**SOURCE MATERIAL:**

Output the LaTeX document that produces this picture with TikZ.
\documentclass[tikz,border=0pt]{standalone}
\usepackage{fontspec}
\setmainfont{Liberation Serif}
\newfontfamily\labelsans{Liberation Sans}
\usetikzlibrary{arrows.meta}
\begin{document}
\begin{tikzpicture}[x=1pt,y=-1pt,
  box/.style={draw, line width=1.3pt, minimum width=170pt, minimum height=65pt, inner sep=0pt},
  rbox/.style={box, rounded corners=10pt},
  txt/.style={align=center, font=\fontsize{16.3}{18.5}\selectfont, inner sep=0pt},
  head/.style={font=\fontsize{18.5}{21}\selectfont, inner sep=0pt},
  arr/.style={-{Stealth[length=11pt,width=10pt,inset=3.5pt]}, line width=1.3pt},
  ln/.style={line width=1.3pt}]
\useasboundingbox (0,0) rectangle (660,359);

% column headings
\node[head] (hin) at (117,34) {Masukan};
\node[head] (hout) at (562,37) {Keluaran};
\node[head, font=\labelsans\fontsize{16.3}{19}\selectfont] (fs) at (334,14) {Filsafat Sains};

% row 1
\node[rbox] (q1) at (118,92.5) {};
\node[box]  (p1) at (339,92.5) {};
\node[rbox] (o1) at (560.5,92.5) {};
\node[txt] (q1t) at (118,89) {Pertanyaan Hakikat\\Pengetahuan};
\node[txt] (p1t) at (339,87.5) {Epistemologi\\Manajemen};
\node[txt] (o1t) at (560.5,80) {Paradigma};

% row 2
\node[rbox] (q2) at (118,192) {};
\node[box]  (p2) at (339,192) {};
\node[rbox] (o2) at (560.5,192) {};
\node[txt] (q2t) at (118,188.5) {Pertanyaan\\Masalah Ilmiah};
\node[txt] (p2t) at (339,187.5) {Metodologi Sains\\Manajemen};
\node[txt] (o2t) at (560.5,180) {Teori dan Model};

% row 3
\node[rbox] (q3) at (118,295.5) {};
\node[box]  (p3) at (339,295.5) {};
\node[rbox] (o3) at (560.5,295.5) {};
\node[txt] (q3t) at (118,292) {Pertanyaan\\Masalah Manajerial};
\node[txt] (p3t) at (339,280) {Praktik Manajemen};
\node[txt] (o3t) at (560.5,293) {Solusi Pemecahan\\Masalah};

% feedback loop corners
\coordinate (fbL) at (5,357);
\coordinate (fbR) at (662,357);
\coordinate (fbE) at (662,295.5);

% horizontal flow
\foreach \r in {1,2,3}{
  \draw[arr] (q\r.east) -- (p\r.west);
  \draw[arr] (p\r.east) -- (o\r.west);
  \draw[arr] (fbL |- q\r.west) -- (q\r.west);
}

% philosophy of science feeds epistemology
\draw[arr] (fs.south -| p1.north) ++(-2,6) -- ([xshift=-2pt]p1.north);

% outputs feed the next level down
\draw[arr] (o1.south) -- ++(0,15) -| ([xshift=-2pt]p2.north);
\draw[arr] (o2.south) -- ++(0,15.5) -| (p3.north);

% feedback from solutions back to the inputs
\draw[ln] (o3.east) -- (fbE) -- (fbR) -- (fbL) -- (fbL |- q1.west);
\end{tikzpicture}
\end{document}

**TASK PROMPT:** Extract every line above exactly as it stands.

**RESPONSE TO THIS EXERCISE:**
Output the LaTeX document that produces this picture with TikZ.
\documentclass[tikz,border=0pt]{standalone}
\usepackage{fontspec}
\setmainfont{Liberation Serif}
\newfontfamily\labelsans{Liberation Sans}
\usetikzlibrary{arrows.meta}
\begin{document}
\begin{tikzpicture}[x=1pt,y=-1pt,
  box/.style={draw, line width=1.3pt, minimum width=170pt, minimum height=65pt, inner sep=0pt},
  rbox/.style={box, rounded corners=10pt},
  txt/.style={align=center, font=\fontsize{16.3}{18.5}\selectfont, inner sep=0pt},
  head/.style={font=\fontsize{18.5}{21}\selectfont, inner sep=0pt},
  arr/.style={-{Stealth[length=11pt,width=10pt,inset=3.5pt]}, line width=1.3pt},
  ln/.style={line width=1.3pt}]
\useasboundingbox (0,0) rectangle (660,359);

% column headings
\node[head] (hin) at (117,34) {Masukan};
\node[head] (hout) at (562,37) {Keluaran};
\node[head, font=\labelsans\fontsize{16.3}{19}\selectfont] (fs) at (334,14) {Filsafat Sains};

% row 1
\node[rbox] (q1) at (118,92.5) {};
\node[box]  (p1) at (339,92.5) {};
\node[rbox] (o1) at (560.5,92.5) {};
\node[txt] (q1t) at (118,89) {Pertanyaan Hakikat\\Pengetahuan};
\node[txt] (p1t) at (339,87.5) {Epistemologi\\Manajemen};
\node[txt] (o1t) at (560.5,80) {Paradigma};

% row 2
\node[rbox] (q2) at (118,192) {};
\node[box]  (p2) at (339,192) {};
\node[rbox] (o2) at (560.5,192) {};
\node[txt] (q2t) at (118,188.5) {Pertanyaan\\Masalah Ilmiah};
\node[txt] (p2t) at (339,187.5) {Metodologi Sains\\Manajemen};
\node[txt] (o2t) at (560.5,180) {Teori dan Model};

% row 3
\node[rbox] (q3) at (118,295.5) {};
\node[box]  (p3) at (339,295.5) {};
\node[rbox] (o3) at (560.5,295.5) {};
\node[txt] (q3t) at (118,292) {Pertanyaan\\Masalah Manajerial};
\node[txt] (p3t) at (339,280) {Praktik Manajemen};
\node[txt] (o3t) at (560.5,293) {Solusi Pemecahan\\Masalah};

% feedback loop corners
\coordinate (fbL) at (5,357);
\coordinate (fbR) at (662,357);
\coordinate (fbE) at (662,295.5);

% horizontal flow
\foreach \r in {1,2,3}{
  \draw[arr] (q\r.east) -- (p\r.west);
  \draw[arr] (p\r.east) -- (o\r.west);
  \draw[arr] (fbL |- q\r.west) -- (q\r.west);
}

% philosophy of science feeds epistemology
\draw[arr] (fs.south -| p1.north) ++(-2,6) -- ([xshift=-2pt]p1.north);

% outputs feed the next level down
\draw[arr] (o1.south) -- ++(0,15) -| ([xshift=-2pt]p2.north);
\draw[arr] (o2.south) -- ++(0,15.5) -| (p3.north);

% feedback from solutions back to the inputs
\draw[ln] (o3.east) -- (fbE) -- (fbR) -- (fbL) -- (fbL |- q1.west);
\end{tikzpicture}
\end{document}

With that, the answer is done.